Però, che bel casino!
Questa la sopraffina elucubrazione che mi ha suscitato l’ascolto di Kether, terza fatica degli I Klatus. Per tentare di mettere un po’ d’ordine, partiamo dalle poche certezze a nostra disposizione: i nostri provengono dall’affascinante Chicago, e sono fautori di un sound astrattamente inquadrabile nell’alveo dello sludge.
I primi riferimenti stilistici che mi sento d'indicare, in effetti, sono Ufomammut e Yob; purtuttavia, nell’ora scarsa di musica presente sul platter in esame si può trovare molto, molto di più di una mera copia carbone dei succitati gruppi. La band dell’Illinois fa davvero di tutto per esprimere la propria personalità, grazie a un approccio oltremodo libero (oserei dire addirittura anarchico) al songwriting. Ciò permette alle dodici tracce in scaletta di divenire sfuggente ricettacolo di atmosfere e sensazioni anche contrastanti tra loro, in un dedalo d’impressioni death metal, noise psichedelico, doom, *core e parentesi riflessive dal forte sapore sciamanico.

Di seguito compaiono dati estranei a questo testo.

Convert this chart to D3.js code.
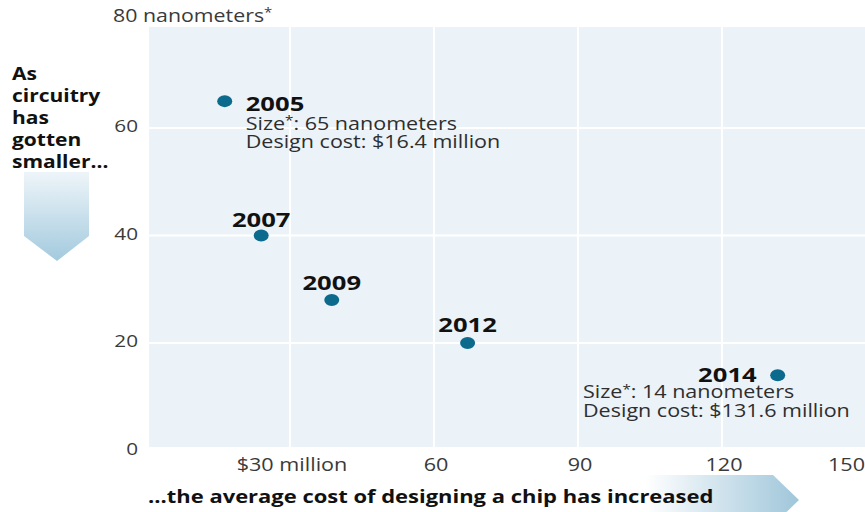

Un melting pot affascinante, il cui unico elemento di continuità è costituito dalle furiose urla del singer Tom Denny.
Tuttavia, sarebbe ingeneroso liquidare l’album come una pretenziosa mistura di generi. Se è vero che a un primo ascolto le tante influenze musicali del combo americano paiono formare un insieme frammentario e disomogeneo, è altrettanto vero che, concedendogli ulteriore fiducia e tempo, Kether fiorisce letteralmente, disvelando infine il suo notevole potenziale.
Così, pezzi lenti e soffocanti come l’opener John of the Network (una delle più tipicamente sludge del lotto) si alternano a interludi sperimentali quali Flailtank o Karma and Forgiveness, passando per schegge impazzite come By the Coercion Of Marduk.
Tuttavia, è proprio laddove i nostri riescono a far convivere le diverse anime all’interno dello stesso brano che risultano più convincenti: ciò si arguisce piuttosto facilmente dall’ascolto delle ottime Antediluvian Knowledge (tanto soffusa ed eterea nell’incipit quanto vibrante nella seconda parte) e la lunga Portals (Under the Lake), dotata di eccezionali divagazioni strumentali.
In definitiva, reputo siano senz’altro da lodare la duttilità e la libertà compositiva di un gruppo che presenta evidenti margini di crescita ma che, purtroppo, non potrà più contare sull'apporto del bassista Tariq Ali, tragicamente scomparso all'età di 28 anni.
Anche se per decriptarli ho fatto una discreta fatica, promuovo quindi gli I Klatus a pieni voti. Se masticate il genere e avete coraggio, provateci: potreste scoprire una piccola gemma underground.